I presented today at the School Safety Advocacy Council Conference on bullying prevention. I started my presentation by posing the question on why given the awareness of the problem, available resources, laws in every state, and the research that converges on what works in addressing it, it is still a persistent problem in schools today.
Think of it this way: if there were a cure for cancer and available resources for providing the treatment necessary, would it still be a problem in our society. Polio used to be a serious health problem and now it's not. We wouldn't be talking about the disease we would be talking about why there were hospitals and doctors who didn't use the treatment.

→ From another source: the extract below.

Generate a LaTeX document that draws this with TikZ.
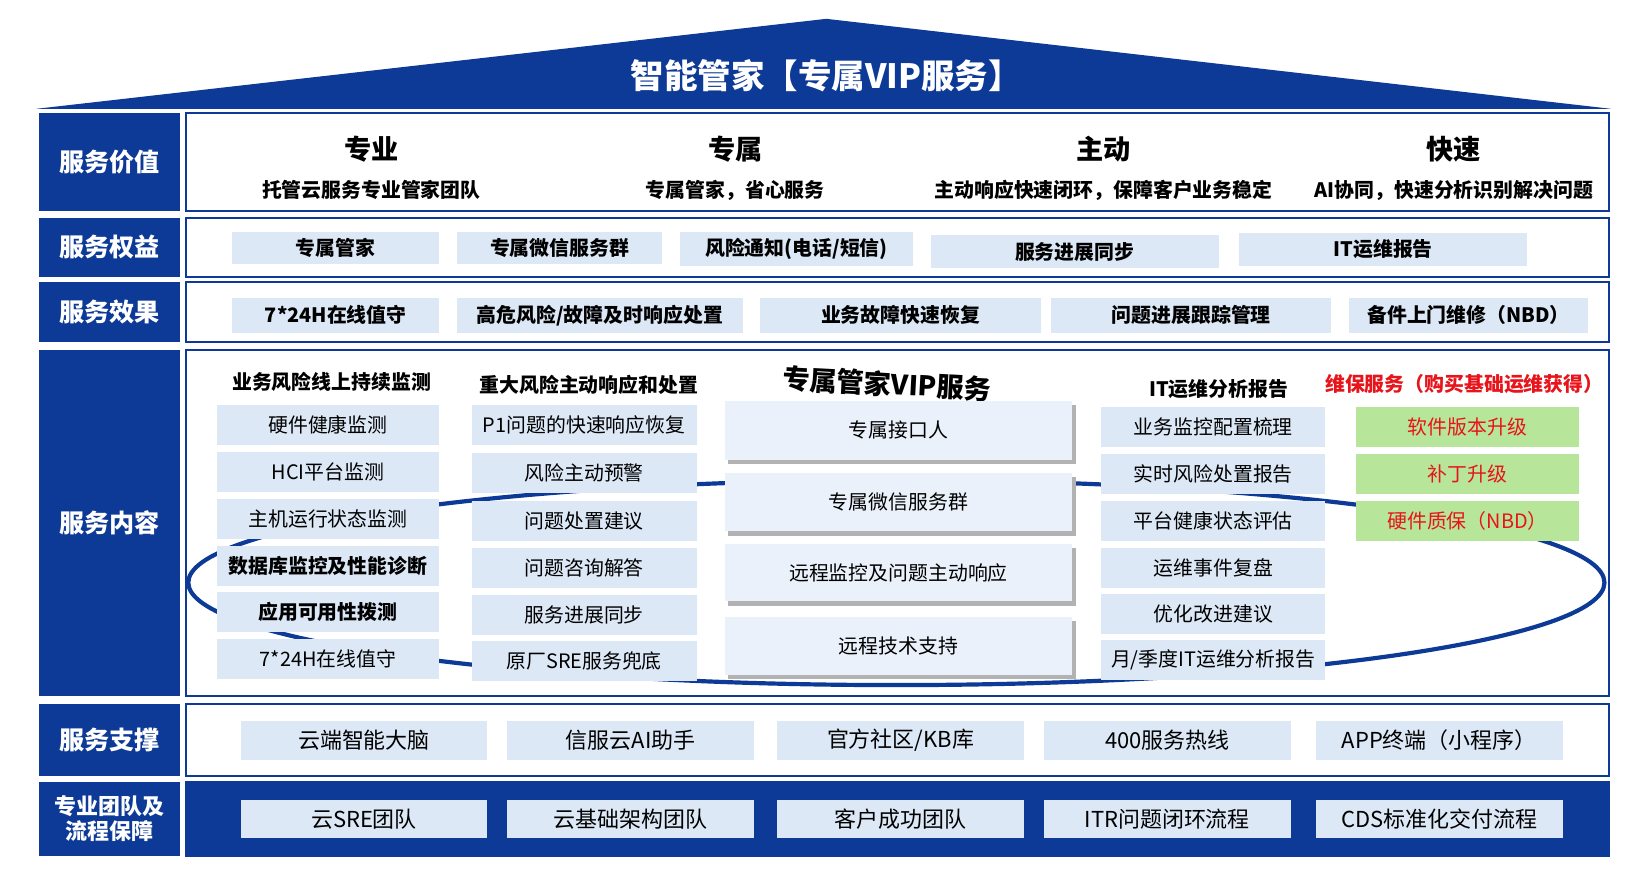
\documentclass[tikz,border=0pt]{standalone}
\usepackage{fontspec}
\setmainfont{Noto Sans CJK SC}
\definecolor{dk}{HTML}{0D3A96}
\definecolor{lb}{HTML}{DCE8F6}
\definecolor{gr}{HTML}{B7E59A}
\definecolor{rd}{HTML}{E8141B}
\begin{document}
\begin{tikzpicture}[x=0.5pt,y=-0.5pt,
 lab/.style={fill=dk,text=white,font=\bfseries\fontsize{12}{14}\selectfont,align=center,inner sep=0},
 pan/.style={draw=dk,line width=1pt,fill=white},
 bx/.style={fill=lb,inner sep=0,font=\fontsize{9.5}{11}\selectfont},
 bbx/.style={fill=lb,inner sep=0,font=\bfseries\fontsize{9.5}{11}\selectfont},
 vip/.style={fill=lb!60,inner sep=0,font=\fontsize{9.5}{11}\selectfont},
 gbx/.style={fill=gr,inner sep=0,text=rd,font=\fontsize{9.5}{11}\selectfont},
 hd/.style={font=\bfseries\fontsize{9.5}{11}\selectfont,inner sep=0}]
\useasboundingbox (0,0) rectangle (1568,836);
\fill[white] (0,0) rectangle (1568,836);
% roof
\fill[dk] (35,104) -- (790,18) -- (1540,104) -- cycle;
\node[text=white,font=\bfseries\fontsize{16}{18}\selectfont] (title) at (790,72) {智能管家【专属VIP服务】};
% left labels
\node[lab,minimum width=67.5pt,minimum height=47pt] (l1) at (104.5,155) {服务价值};
\node[lab,minimum width=67.5pt,minimum height=28.5pt] (l2) at (104.5,236.5) {服务权益};
\node[lab,minimum width=67.5pt,minimum height=28.5pt] (l3) at (104.5,298.5) {服务效果};
\node[lab,minimum width=67.5pt,minimum height=165pt] (l4) at (104.5,500) {服务内容};
\node[lab,minimum width=67.5pt,minimum height=34.5pt] (l5) at (104.5,707.5) {服务支撑};
\node[lab,minimum width=67.5pt,minimum height=35pt,font=\bfseries\fontsize{10.5}{12}\selectfont] (l6) at (104.5,783) {专业团队及\\流程保障};
% panels
\draw[pan] (178,108) rectangle (1538,202);
\draw[pan] (178,208) rectangle (1538,265);
\draw[pan] (178,270) rectangle (1538,327);
\draw[pan] (178,335) rectangle (1538,665);
\draw[pan] (178,673) rectangle (1538,742);
\draw[pan,fill=dk] (178,748) rectangle (1538,818);
% row1
\foreach \x/\t/\s [count=\i] in {355/专业/托管云服务专业管家团队,703/专属/专属管家，省心服务,1055/主动/主动响应快速闭环，保障客户业务稳定,1390/快速/AI协同，快速分析识别解决问题}{
 \node[font=\bfseries\fontsize{13}{15}\selectfont] (v\i) at (\x,143) {\t};
 \node[font=\bfseries\fontsize{9.5}{11}\selectfont] (vs\i) at (\x,182) {\s};}
% row2
\foreach \a/\b/\ya/\yb/\t [count=\i] in {222/420/222/252/专属管家,437/633/222/252/专属微信服务群,650/873/222/254/{风险通知(电话/短信)},890/1165/225/256/服务进展同步,1185/1460/223/254/IT运维报告}{
 \node[bbx,minimum width={(\b-\a)*0.5pt},minimum height={(\yb-\ya)*0.5pt}] (q\i) at ({(\a+\b)/2},{(\ya+\yb)/2}) {\t};}
% row3
\foreach \a/\b/\t [count=\i] in {222/420/7*24H在线值守,437/710/{高危风险/故障及时响应处置},727/995/业务故障快速恢复,1005/1273/问题进展跟踪管理,1290/1518/备件上门维修（NBD）}{
 \node[bbx,minimum width={(\b-\a)*0.5pt},minimum height=16.5pt] (e\i) at ({(\a+\b)/2},301.5) {\t};}
% ellipse
\draw[dk,line width=2pt] (857,557) ellipse [x radius=677, y radius=98];
% row4 headers
\node[hd] (h1) at (317,365) {业务风险线上持续监测};
\node[hd] (h2) at (563,368) {重大风险主动响应和处置};
\node[font=\bfseries\fontsize{13}{15}\selectfont,inner sep=0,rotate=-3] (h3) at (848,367) {专属管家VIP服务};
\node[hd] (h4) at (1165,372) {IT运维分析报告};
\node[hd,text=rd] (h5) at (1400,367) {维保服务（购买基础运维获得）};
% col1
\foreach \y/\t/\st [count=\i] in {406/硬件健康监测/bx,451/HCI平台监测/bx,496/主机运行状态监测/bx,541/数据库监控及性能诊断/bbx,585/应用可用性拨测/bbx,630/7*24H在线值守/bx}{
 \node[\st,minimum width=106.5pt,minimum height=19pt] (c1\i) at (313.5,\y) {\t};}
\foreach \y/\t [count=\i] in {406/P1问题的快速响应恢复,452/风险主动预警,498/问题处置建议,543/问题咨询解答,588/服务进展同步,632/原厂SRE服务兜底}{
 \node[bx,minimum width=107.5pt,minimum height=19pt] (c2\i) at (558.5,\y) {\t};}
\foreach \ya/\yb/\t [count=\i] in {383/440/专属接口人,452/508/专属微信服务群,520/575/远程监控及问题主动响应,590/645/远程技术支持}{
 \fill[black!30] (696,\ya+4) rectangle (1029,\yb+4);
 \node[vip,minimum width=166pt,minimum height={(\yb-\ya)*0.5pt}] (c3\i) at (859,{(\ya+\yb)/2}) {\t};}
\foreach \y/\t [count=\i] in {408/业务监控配置梳理,453/实时风险处置报告,498/平台健康状态评估,543/运维事件复盘,587/优化改进建议,631/{月/季度IT运维分析报告}}{
 \node[bx,minimum width=107pt,minimum height=19pt] (c4\i) at (1160,\y) {\t};}
\foreach \y/\t [count=\i] in {408/软件版本升级,453/补丁升级,498/硬件质保（NBD）}{
 \node[gbx,minimum width=107pt,minimum height=19pt] (c5\i) at (1403,\y) {\t};}
% row5
\foreach \a/\t [count=\i] in {230/云端智能大脑,485/信服云AI助手,743/{官方社区/KB库},998/400服务热线,1258/APP终端（小程序）}{
 \node[bx,font=\fontsize{10.5}{12}\selectfont,minimum width=118pt,minimum height=18.5pt] (s\i) at (\a+118,708) {\t};}
% row6
\foreach \a/\t [count=\i] in {230/云SRE团队,485/云基础架构团队,743/客户成功团队,998/ITR问题闭环流程,1258/CDS标准化交付流程}{
 \node[bx,font=\fontsize{10.5}{12}\selectfont,minimum width=118pt,minimum height=18pt] (t\i) at (\a+118,783) {\t};}
\end{tikzpicture}
\end{document}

There is no mystery about how to deal with bullying. Social psychology has pointed towards how bystanders have the greatest influence in preventing and reducing it. Research has only shown us why they either speak up or don't. These two pretty basic facts are ignored in most schools where it comes to practice.
The real issue is not bullying; it is why are schools so resistant to change, resistant to taking and using this available knowledge. This's question is almost too challenging to ask ourselves, so we skip over it or quickly change it to what program,curriculum, speaker, assembly to have that will solve the problem bullying. This is why we keep having conferences,having new products, movies, TV shows all about bullying and yet we don't seem to get anywhere. We won't get anywhere until we have the courage or as Jim Collins says in Good to Great face the brutal facts and look where the real problem lies- the resistance of our schools to use the knowledge that we already have that will have a positive impact. The change is really incumbent on the school leaders to ask the hard questions and then keeping asking with an open mind to truly go where they need to go even if it is unfamiliar territory that is questioning some of the basic assumptions of how we educate our students. Just because a question might be hard to answer shouldn't mean we don't ask it.